(Source code of charts)
§

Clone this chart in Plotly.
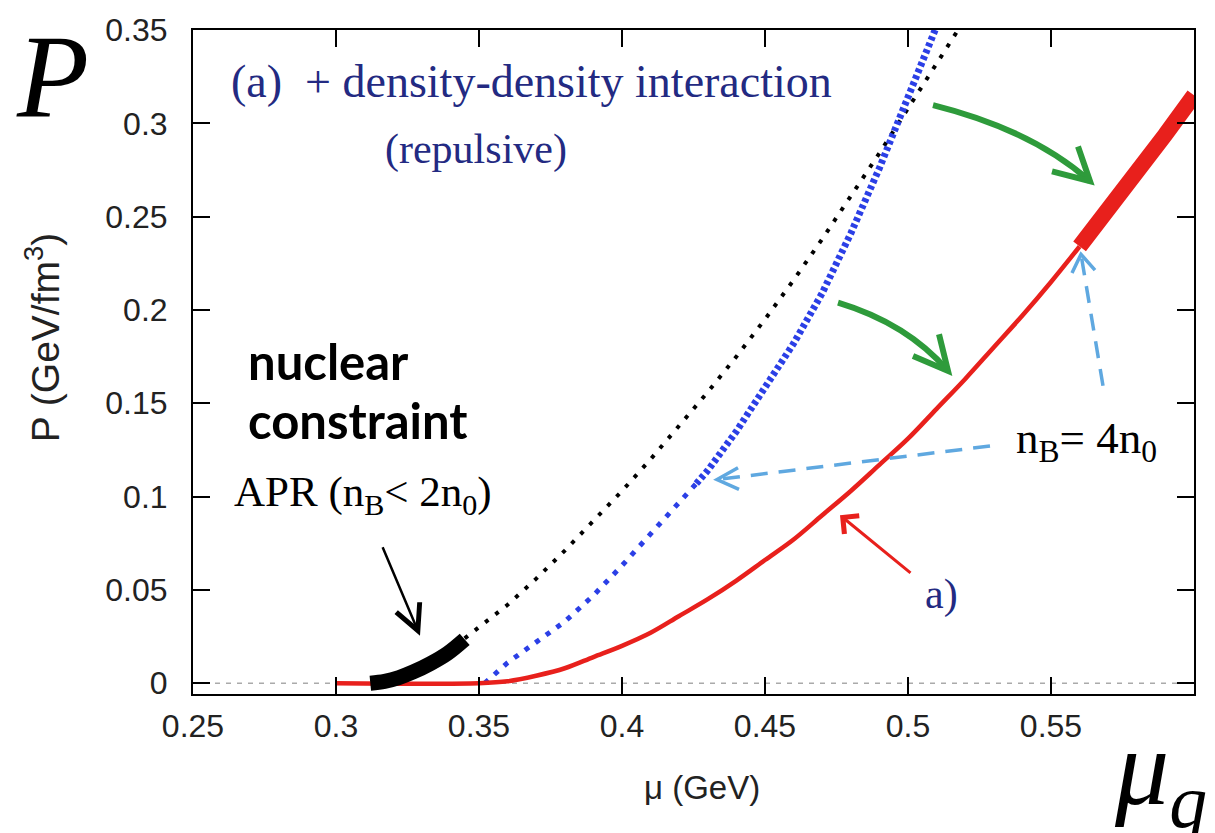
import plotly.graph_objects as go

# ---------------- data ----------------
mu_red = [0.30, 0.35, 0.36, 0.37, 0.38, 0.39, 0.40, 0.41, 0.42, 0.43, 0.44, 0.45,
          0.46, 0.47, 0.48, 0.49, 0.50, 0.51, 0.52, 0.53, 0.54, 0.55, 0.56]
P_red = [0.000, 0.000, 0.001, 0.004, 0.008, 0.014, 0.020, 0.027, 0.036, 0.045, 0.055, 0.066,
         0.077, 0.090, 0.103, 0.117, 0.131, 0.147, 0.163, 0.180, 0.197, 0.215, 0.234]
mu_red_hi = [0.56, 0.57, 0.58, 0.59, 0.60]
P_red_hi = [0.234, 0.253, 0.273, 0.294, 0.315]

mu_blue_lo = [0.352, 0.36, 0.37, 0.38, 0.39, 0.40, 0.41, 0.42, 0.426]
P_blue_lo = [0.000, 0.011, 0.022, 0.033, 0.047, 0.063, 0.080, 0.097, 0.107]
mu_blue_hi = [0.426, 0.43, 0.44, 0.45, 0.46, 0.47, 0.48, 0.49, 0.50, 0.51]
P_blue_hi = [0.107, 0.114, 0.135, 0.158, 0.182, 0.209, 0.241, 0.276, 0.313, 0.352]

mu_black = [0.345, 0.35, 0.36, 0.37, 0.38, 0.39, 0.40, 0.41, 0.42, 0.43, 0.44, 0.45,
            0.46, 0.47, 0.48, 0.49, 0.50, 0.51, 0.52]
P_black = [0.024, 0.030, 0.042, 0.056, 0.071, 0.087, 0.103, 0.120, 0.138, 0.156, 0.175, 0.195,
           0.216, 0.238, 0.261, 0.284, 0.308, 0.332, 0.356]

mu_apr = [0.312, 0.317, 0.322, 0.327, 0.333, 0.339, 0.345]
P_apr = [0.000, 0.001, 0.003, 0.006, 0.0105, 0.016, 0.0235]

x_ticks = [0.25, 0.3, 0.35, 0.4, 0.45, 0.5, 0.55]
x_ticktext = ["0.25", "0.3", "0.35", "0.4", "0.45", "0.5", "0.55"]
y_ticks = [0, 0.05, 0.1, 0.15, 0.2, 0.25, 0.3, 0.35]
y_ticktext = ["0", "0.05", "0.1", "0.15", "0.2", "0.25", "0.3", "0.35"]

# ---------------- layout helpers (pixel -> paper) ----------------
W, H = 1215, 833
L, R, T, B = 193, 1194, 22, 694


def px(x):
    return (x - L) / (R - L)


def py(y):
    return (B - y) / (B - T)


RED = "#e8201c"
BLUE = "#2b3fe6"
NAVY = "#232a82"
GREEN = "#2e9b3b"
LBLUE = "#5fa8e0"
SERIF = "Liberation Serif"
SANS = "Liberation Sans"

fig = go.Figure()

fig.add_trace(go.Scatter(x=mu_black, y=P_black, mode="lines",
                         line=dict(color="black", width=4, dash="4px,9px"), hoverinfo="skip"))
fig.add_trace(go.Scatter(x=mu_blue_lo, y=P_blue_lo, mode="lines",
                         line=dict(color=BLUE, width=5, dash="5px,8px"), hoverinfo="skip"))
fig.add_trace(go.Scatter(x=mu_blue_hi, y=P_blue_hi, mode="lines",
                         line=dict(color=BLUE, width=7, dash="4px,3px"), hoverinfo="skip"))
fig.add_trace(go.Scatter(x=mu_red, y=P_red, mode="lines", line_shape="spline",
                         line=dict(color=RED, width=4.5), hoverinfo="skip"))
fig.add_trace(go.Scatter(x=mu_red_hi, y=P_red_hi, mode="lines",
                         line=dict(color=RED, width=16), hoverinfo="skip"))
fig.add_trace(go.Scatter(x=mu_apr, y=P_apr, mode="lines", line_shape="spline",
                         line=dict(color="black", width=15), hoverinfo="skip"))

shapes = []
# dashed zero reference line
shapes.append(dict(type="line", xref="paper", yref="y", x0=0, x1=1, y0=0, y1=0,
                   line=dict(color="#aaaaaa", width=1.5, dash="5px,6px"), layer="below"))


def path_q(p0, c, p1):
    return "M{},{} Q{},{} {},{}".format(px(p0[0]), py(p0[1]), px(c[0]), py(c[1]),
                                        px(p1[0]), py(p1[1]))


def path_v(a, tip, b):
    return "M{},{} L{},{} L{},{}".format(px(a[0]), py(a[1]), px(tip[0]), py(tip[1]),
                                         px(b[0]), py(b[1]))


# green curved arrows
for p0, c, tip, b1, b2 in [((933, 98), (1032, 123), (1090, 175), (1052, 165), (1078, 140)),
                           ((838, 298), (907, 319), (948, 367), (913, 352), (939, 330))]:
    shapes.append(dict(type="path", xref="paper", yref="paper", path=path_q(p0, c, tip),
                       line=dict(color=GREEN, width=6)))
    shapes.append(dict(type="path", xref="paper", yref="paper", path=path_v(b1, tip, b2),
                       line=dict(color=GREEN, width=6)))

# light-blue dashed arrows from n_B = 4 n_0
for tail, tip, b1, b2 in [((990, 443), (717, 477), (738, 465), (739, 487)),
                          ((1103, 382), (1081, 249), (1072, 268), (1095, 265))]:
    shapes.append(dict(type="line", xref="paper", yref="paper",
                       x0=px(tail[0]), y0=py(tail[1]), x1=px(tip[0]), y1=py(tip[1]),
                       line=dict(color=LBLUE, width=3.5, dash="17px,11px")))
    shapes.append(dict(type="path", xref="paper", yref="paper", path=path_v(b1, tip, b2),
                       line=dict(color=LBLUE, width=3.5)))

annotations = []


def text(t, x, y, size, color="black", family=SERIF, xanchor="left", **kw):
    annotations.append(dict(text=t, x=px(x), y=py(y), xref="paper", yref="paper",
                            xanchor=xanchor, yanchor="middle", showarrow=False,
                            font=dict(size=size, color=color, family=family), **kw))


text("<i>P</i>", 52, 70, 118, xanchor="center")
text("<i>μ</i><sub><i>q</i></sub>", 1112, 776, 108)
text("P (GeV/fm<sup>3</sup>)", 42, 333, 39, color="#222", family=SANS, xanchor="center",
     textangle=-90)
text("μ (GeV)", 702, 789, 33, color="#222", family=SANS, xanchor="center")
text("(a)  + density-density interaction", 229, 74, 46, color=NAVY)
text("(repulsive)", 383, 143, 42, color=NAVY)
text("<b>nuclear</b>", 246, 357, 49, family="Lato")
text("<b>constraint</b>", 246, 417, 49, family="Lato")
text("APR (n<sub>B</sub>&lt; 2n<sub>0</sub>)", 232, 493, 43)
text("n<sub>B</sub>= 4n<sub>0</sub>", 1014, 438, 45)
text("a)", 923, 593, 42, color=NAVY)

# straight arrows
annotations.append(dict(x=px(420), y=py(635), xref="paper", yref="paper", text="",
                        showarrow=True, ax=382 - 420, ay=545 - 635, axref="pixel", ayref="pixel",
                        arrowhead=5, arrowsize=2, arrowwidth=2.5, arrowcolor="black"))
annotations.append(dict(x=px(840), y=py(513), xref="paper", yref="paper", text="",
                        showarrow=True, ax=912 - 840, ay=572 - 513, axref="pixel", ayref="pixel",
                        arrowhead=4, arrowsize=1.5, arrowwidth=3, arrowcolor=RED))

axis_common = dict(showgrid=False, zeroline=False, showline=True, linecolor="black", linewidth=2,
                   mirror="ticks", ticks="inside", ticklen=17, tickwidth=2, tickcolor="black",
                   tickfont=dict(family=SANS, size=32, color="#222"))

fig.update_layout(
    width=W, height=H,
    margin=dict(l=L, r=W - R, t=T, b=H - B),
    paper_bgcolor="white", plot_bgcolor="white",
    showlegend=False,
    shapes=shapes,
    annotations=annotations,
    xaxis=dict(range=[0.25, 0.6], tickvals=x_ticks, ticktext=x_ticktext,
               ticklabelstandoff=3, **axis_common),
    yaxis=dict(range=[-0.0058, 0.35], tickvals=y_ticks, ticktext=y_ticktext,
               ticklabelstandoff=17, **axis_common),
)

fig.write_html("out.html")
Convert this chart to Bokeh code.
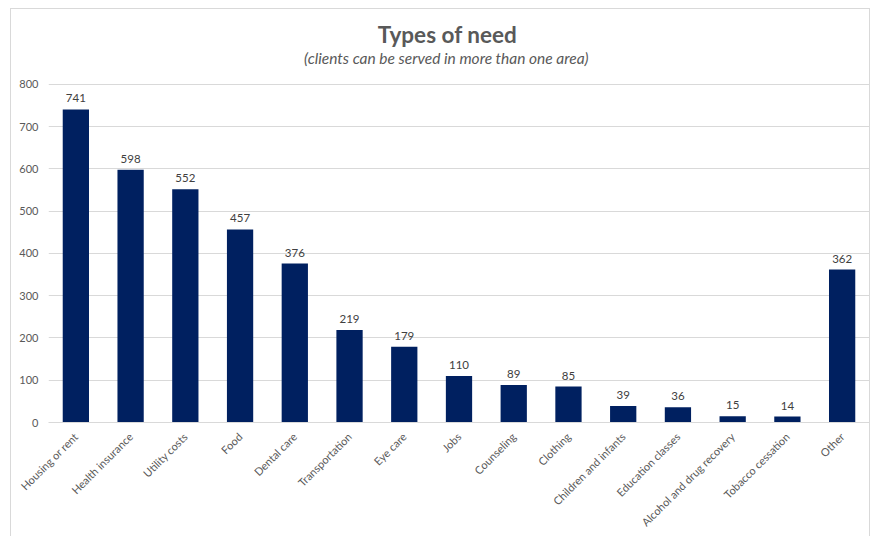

§

### [What you will do]
Starting at the first line of the entries, restate word for word everything through the line that holds "import plotly.graph_objects as go", both ends included, but omit any pictures.

### [Task answer]
Clone this chart in Plotly.
import plotly.graph_objects as go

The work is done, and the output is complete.